━━ DATA

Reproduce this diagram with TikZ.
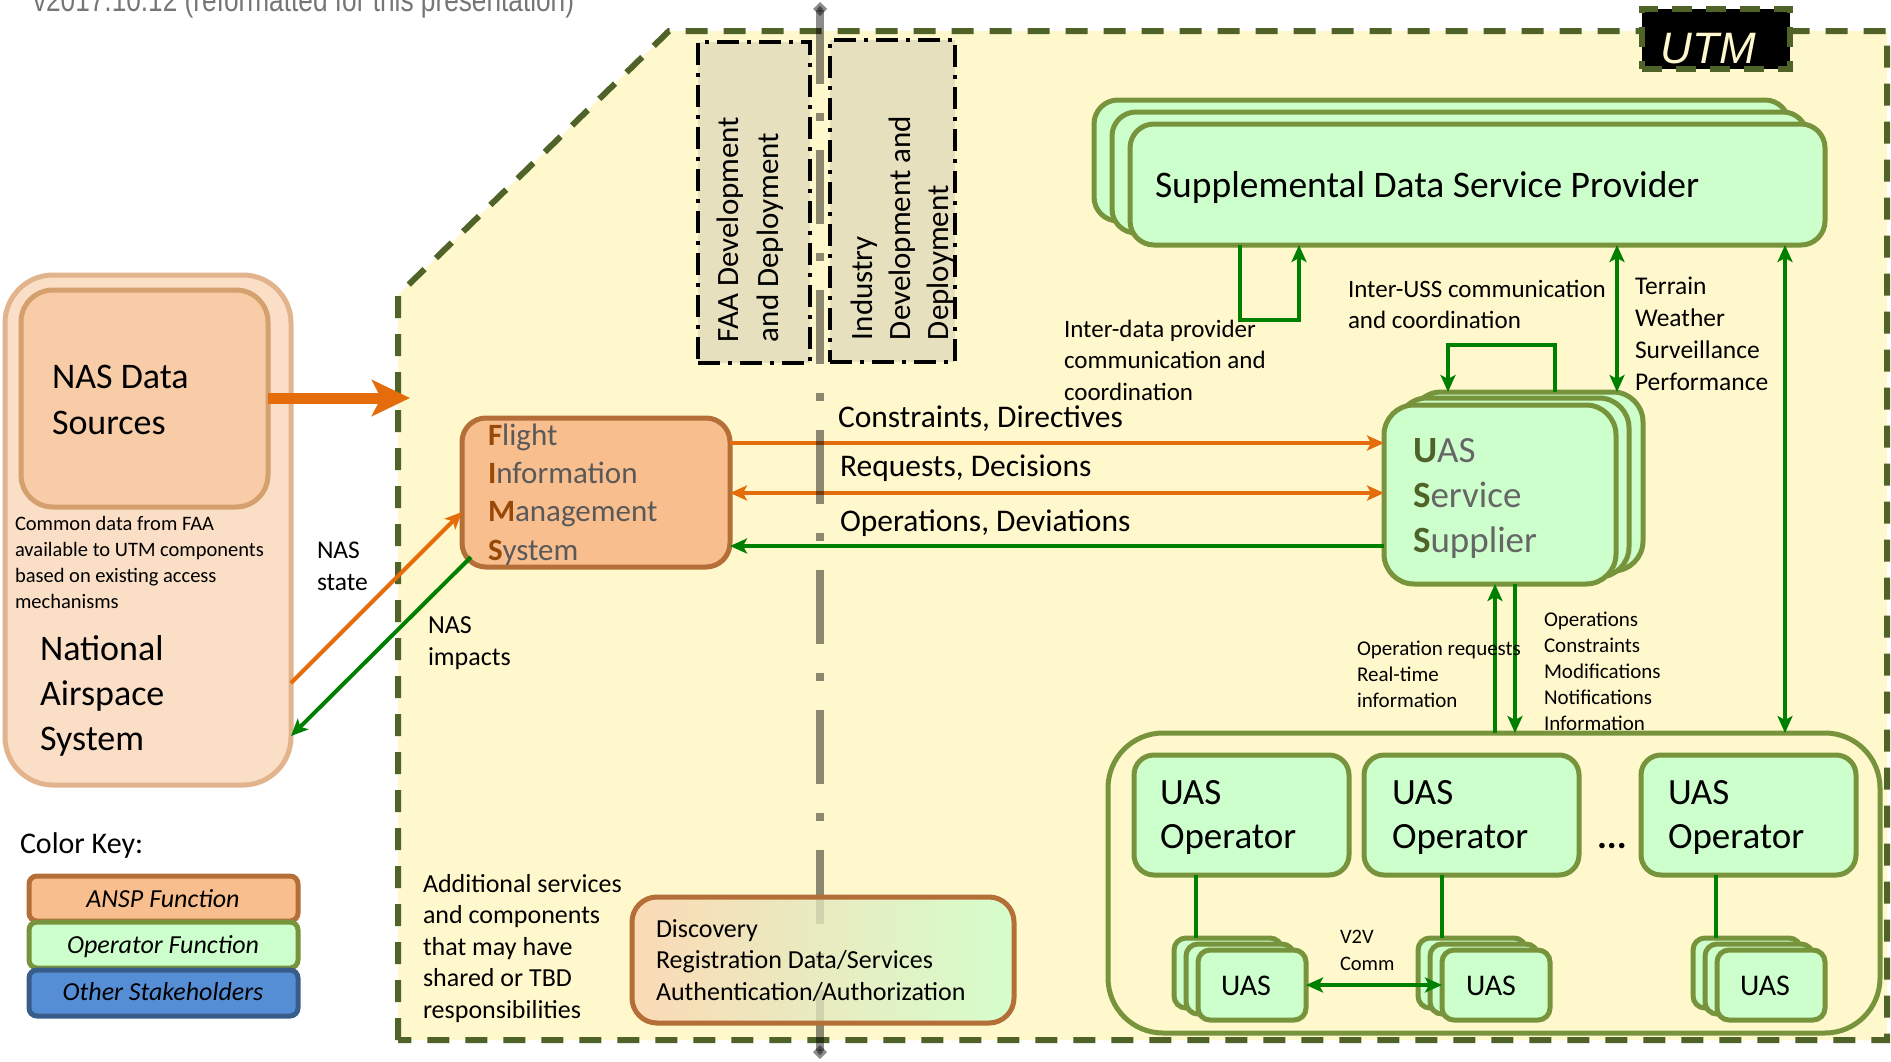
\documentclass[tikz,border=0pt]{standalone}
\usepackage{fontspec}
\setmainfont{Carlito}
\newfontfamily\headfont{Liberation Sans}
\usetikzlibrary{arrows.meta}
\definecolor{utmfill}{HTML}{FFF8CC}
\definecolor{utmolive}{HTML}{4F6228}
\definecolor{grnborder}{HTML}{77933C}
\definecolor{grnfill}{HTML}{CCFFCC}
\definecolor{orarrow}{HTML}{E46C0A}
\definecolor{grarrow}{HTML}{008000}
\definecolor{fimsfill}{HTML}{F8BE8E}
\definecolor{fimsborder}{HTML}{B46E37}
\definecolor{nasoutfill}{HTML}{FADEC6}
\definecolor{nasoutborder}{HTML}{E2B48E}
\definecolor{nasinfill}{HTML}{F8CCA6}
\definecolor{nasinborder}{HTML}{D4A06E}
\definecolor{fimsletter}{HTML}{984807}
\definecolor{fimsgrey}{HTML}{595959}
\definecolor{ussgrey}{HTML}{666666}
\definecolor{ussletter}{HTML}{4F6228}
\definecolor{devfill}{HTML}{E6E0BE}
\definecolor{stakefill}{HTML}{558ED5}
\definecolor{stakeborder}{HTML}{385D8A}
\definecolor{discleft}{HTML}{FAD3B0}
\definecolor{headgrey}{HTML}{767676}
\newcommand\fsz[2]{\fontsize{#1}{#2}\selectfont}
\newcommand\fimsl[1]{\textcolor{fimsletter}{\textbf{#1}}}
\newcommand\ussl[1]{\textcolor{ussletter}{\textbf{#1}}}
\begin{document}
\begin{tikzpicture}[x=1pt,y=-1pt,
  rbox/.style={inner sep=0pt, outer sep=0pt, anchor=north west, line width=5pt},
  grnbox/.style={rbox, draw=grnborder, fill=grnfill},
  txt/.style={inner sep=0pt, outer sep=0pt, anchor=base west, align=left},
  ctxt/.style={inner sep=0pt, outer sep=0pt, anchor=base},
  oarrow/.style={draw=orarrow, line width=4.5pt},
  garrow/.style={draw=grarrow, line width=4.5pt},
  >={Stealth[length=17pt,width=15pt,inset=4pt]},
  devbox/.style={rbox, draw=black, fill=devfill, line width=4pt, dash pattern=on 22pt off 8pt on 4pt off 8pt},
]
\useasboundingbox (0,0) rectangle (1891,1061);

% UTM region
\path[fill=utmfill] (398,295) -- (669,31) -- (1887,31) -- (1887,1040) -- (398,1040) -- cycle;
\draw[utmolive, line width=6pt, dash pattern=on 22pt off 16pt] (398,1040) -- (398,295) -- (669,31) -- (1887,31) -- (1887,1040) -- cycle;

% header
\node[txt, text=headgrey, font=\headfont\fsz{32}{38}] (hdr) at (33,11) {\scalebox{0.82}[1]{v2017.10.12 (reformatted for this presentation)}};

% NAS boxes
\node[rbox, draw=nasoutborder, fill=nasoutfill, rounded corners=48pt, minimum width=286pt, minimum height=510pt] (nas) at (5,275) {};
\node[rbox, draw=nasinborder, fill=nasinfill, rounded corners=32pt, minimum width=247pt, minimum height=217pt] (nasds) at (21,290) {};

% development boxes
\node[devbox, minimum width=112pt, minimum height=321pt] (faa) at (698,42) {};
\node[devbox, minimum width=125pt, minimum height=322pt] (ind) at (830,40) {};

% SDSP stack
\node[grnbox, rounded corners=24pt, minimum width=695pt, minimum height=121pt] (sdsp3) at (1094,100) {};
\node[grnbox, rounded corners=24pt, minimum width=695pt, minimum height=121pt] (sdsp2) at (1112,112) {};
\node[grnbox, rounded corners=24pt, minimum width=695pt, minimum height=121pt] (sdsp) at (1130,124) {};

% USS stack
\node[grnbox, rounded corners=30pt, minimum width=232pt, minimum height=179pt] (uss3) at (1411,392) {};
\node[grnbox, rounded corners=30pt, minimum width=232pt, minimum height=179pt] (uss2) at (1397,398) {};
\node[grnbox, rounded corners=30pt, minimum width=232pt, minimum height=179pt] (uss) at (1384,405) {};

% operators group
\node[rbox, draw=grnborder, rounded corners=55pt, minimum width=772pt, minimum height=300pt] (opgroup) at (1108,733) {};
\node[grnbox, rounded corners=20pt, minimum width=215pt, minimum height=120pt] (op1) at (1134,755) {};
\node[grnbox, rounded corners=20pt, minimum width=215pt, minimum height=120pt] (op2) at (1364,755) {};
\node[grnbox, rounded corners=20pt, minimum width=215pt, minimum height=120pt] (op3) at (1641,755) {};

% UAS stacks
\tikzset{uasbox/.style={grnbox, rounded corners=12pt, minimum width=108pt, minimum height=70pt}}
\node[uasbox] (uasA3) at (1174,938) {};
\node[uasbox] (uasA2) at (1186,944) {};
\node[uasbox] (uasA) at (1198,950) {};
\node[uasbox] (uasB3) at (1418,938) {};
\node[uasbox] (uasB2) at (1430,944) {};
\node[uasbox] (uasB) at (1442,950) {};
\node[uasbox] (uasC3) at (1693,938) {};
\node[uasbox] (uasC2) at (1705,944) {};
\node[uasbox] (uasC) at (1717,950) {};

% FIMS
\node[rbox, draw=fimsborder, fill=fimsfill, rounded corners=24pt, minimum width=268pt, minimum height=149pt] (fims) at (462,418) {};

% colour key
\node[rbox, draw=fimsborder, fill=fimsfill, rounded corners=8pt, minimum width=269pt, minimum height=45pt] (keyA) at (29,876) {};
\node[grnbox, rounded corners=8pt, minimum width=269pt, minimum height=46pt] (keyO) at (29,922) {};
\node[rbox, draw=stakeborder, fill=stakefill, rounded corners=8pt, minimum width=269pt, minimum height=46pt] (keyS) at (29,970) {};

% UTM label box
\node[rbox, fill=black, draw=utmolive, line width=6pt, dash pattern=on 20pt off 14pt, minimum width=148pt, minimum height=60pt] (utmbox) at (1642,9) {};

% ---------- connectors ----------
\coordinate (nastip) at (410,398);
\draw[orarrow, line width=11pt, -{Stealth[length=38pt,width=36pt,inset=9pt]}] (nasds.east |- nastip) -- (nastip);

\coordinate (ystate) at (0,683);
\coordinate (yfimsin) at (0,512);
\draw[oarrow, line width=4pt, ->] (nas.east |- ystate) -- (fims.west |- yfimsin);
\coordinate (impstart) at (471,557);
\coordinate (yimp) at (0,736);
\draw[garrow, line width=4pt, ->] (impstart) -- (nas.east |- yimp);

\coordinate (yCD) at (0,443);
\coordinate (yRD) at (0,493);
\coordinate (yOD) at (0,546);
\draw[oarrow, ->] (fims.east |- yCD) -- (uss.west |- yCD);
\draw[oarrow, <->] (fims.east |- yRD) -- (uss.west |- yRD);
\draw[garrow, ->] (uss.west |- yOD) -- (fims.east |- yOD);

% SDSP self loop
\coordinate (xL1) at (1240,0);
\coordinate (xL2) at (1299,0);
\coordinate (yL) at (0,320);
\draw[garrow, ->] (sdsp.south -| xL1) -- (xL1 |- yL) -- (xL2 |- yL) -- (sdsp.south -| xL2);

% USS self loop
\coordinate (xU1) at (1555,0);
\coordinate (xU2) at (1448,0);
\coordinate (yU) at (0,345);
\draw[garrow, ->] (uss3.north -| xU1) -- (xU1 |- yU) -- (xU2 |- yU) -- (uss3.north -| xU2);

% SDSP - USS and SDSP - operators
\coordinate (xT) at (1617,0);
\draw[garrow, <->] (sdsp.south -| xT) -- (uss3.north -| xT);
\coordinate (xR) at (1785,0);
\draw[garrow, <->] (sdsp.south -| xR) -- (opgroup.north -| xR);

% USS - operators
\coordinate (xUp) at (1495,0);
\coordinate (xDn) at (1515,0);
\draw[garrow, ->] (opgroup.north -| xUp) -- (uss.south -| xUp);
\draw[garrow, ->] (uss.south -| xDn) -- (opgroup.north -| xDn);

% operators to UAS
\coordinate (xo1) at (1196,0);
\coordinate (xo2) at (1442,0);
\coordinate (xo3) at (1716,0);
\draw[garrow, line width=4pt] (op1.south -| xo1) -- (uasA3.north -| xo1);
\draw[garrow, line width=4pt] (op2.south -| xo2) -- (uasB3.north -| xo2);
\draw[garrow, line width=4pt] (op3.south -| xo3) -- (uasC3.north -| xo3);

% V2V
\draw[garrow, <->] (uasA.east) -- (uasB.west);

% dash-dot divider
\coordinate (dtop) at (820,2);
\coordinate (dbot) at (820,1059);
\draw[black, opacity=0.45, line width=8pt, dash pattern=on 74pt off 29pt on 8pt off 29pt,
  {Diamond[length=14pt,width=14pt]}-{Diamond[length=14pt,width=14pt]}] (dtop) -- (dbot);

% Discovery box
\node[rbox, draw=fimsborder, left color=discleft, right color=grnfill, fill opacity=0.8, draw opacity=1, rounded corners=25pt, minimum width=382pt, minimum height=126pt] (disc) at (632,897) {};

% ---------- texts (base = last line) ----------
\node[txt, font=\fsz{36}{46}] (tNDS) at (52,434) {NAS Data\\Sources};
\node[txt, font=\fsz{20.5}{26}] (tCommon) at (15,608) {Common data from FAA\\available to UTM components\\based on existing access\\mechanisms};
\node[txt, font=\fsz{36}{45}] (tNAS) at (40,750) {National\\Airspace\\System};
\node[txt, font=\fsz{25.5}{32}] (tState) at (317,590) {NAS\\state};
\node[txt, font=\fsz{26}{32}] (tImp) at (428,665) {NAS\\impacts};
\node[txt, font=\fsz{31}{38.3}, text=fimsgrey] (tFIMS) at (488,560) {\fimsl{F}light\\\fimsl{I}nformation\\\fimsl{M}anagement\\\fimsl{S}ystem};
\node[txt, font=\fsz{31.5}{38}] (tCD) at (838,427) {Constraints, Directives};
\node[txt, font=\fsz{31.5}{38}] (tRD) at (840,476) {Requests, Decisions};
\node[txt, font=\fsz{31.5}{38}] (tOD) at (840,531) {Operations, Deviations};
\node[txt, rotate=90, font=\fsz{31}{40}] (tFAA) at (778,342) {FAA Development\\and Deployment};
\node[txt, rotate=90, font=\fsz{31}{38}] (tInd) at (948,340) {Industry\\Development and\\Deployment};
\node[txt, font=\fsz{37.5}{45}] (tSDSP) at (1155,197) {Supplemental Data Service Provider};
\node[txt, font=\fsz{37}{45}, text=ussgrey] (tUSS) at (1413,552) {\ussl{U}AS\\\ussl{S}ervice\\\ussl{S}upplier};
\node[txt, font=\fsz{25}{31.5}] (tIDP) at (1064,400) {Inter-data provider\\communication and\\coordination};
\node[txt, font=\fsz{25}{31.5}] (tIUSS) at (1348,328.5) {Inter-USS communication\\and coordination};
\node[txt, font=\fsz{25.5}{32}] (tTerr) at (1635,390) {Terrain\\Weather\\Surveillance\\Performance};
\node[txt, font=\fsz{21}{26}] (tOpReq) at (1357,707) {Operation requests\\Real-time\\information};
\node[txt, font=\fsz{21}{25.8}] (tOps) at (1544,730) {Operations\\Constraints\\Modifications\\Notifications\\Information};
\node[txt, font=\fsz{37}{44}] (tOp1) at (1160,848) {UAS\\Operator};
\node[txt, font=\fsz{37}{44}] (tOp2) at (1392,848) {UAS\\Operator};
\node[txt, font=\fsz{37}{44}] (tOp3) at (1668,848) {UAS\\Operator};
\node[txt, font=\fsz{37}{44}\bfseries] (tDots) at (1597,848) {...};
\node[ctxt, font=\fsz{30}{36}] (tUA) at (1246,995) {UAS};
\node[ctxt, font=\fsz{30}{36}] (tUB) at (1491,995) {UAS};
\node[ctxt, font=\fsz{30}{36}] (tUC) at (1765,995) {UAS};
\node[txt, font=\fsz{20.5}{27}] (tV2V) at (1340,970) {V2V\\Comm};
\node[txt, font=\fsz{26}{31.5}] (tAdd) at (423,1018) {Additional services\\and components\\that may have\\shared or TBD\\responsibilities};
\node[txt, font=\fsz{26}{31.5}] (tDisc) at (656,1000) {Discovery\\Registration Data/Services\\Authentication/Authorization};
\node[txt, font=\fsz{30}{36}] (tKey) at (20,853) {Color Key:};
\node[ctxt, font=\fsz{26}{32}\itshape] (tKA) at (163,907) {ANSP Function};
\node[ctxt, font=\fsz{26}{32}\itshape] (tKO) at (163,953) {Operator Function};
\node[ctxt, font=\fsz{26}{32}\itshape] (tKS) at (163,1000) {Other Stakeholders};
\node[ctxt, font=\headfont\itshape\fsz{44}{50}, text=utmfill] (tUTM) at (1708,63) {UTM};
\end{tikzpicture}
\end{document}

━━━━

## SET EXERCISE
Repeat only what lies between the start of the data and the end of the line containing "(hdr) at (33,11)", exactly, with pictures left out.

## TASK SOLUTION
Reproduce this diagram with TikZ.
\documentclass[tikz,border=0pt]{standalone}
\usepackage{fontspec}
\setmainfont{Carlito}
\newfontfamily\headfont{Liberation Sans}
\usetikzlibrary{arrows.meta}
\definecolor{utmfill}{HTML}{FFF8CC}
\definecolor{utmolive}{HTML}{4F6228}
\definecolor{grnborder}{HTML}{77933C}
\definecolor{grnfill}{HTML}{CCFFCC}
\definecolor{orarrow}{HTML}{E46C0A}
\definecolor{grarrow}{HTML}{008000}
\definecolor{fimsfill}{HTML}{F8BE8E}
\definecolor{fimsborder}{HTML}{B46E37}
\definecolor{nasoutfill}{HTML}{FADEC6}
\definecolor{nasoutborder}{HTML}{E2B48E}
\definecolor{nasinfill}{HTML}{F8CCA6}
\definecolor{nasinborder}{HTML}{D4A06E}
\definecolor{fimsletter}{HTML}{984807}
\definecolor{fimsgrey}{HTML}{595959}
\definecolor{ussgrey}{HTML}{666666}
\definecolor{ussletter}{HTML}{4F6228}
\definecolor{devfill}{HTML}{E6E0BE}
\definecolor{stakefill}{HTML}{558ED5}
\definecolor{stakeborder}{HTML}{385D8A}
\definecolor{discleft}{HTML}{FAD3B0}
\definecolor{headgrey}{HTML}{767676}
\newcommand\fsz[2]{\fontsize{#1}{#2}\selectfont}
\newcommand\fimsl[1]{\textcolor{fimsletter}{\textbf{#1}}}
\newcommand\ussl[1]{\textcolor{ussletter}{\textbf{#1}}}
\begin{document}
\begin{tikzpicture}[x=1pt,y=-1pt,
  rbox/.style={inner sep=0pt, outer sep=0pt, anchor=north west, line width=5pt},
  grnbox/.style={rbox, draw=grnborder, fill=grnfill},
  txt/.style={inner sep=0pt, outer sep=0pt, anchor=base west, align=left},
  ctxt/.style={inner sep=0pt, outer sep=0pt, anchor=base},
  oarrow/.style={draw=orarrow, line width=4.5pt},
  garrow/.style={draw=grarrow, line width=4.5pt},
  >={Stealth[length=17pt,width=15pt,inset=4pt]},
  devbox/.style={rbox, draw=black, fill=devfill, line width=4pt, dash pattern=on 22pt off 8pt on 4pt off 8pt},
]
\useasboundingbox (0,0) rectangle (1891,1061);

% UTM region
\path[fill=utmfill] (398,295) -- (669,31) -- (1887,31) -- (1887,1040) -- (398,1040) -- cycle;
\draw[utmolive, line width=6pt, dash pattern=on 22pt off 16pt] (398,1040) -- (398,295) -- (669,31) -- (1887,31) -- (1887,1040) -- cycle;

% header
\node[txt, text=headgrey, font=\headfont\fsz{32}{38}] (hdr) at (33,11) {\scalebox{0.82}[1]{v2017.10.12 (reformatted for this presentation)}};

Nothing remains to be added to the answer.